Ces derniers ne sont pas en reste, puisqu’un pylône pourrait être planté dans le jardin de Saint-Pierre en Gallicante, sanctuaire qui commémore le reniement de Saint Pierre – « galli cantus » signifie « chant du coq » en latin.
« En décembre, des employés du ministère de l’Écologie sont venus sans autorisation marquer nos arbres d’une étiquette rouge, peut-être pour les abattre », raconte le Père supérieur de cette communauté d’assomptionnistes (congrégation propriétaire du groupe Bayard). « Même si le dispositif est silencieux, nous verrons passer des cabines toute la journée au-dessus de nos têtes ! Vous imaginez l’impact paysager, en un lieu pareil ? »

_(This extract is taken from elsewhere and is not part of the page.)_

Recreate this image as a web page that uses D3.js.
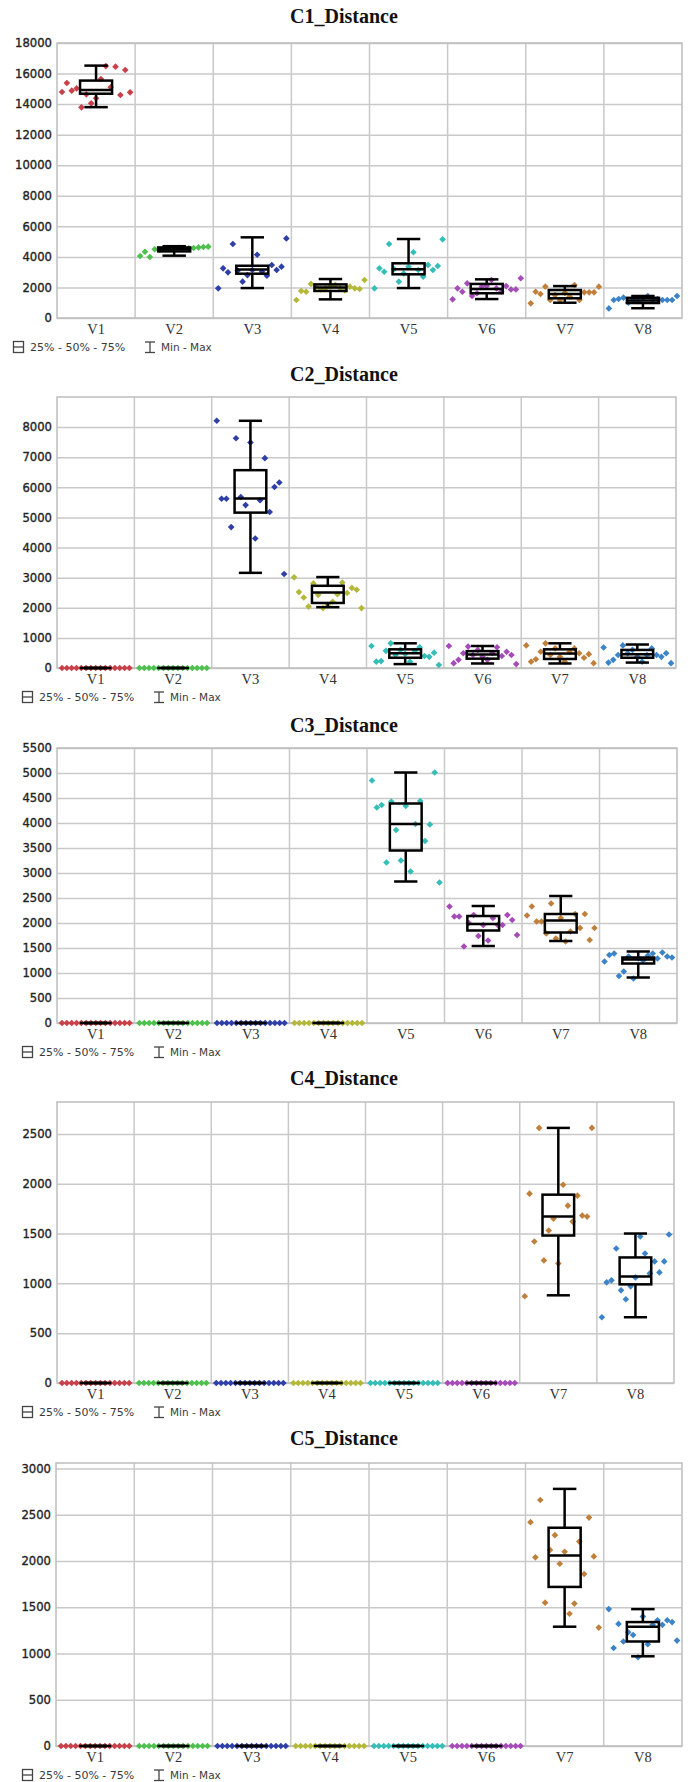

Plus qu’un projet d’aménagement urbain, ce téléphérique renferme, selon de nombreux observateurs, une intention politique. En créant une continuité entre la partie ouest de Jérusalem et les colonies juives situées à l’est, il rendrait plus difficile la partition de la ville en cas d’accord de paix entre Israéliens et Palestiniens.
Cette hypothèse est renforcée par l’implication dans le projet, selon le quotidien Haaretz, de l’organisation sioniste de droite Elad, qui joue un rôle clé dans la colonisation du quartier arabe de Silwan (ancienne Siloé).
Unifier Jérusalem par les transports publics n’est pas sans rappeler le tramway qui circule depuis 2011 et dessert des quartiers de colons juifs situés à l’est de la Ligne verte – établie lors de l’armistice de 1949.
Ces deux projets controversés ont un autre point commun : l’intérêt que leur portent des constructeurs français. Après Alstom, Véolia et Egis Rail pour le tramway, c’est en effet Poma, spécialiste du transport par câbles, qui pourrait se charger d’installer le téléphérique.
« Nous sommes parfaitement conscients des difficultés d’un tel projet, assure Christian Bouvier, vice-président de Poma, joint par téléphone. Mais si toutes les contraintes sont levées à l’issue de l’étude de Safege, nous serons heureux de nous porter candidat pour le chantier. »
Participer à des constructions israéliennes en territoires occupés peut faire encourir à ces sociétés des risques de poursuites judiciaires. Dans le cas du tramway, les plaintes n’ont cependant jamais abouti.
Jérusalem-Est, un territoire disputé
Les Israéliens voient en Jérusalem leur capitale« une et indivisible ». Après avoir conquis en 1967 la partie orientale de la ville, jusque là contrôlée par les Jordaniens, l’État hébreu a l’annexé. Pour la communauté internationale, cette annexion est illégale.
De leur côté, les Palestiniens veulent faire de Jérusalem-Est la capitale de leur futur État. Or la « judaïsation » de ces quartiers crée un état de fait qui compliquerait le partage de la ville en cas d’accord de paix.
Près de 200 000 Israéliens vivent aujourd’hui à Jérusalem-Est, pour 300 000 Palestiniens.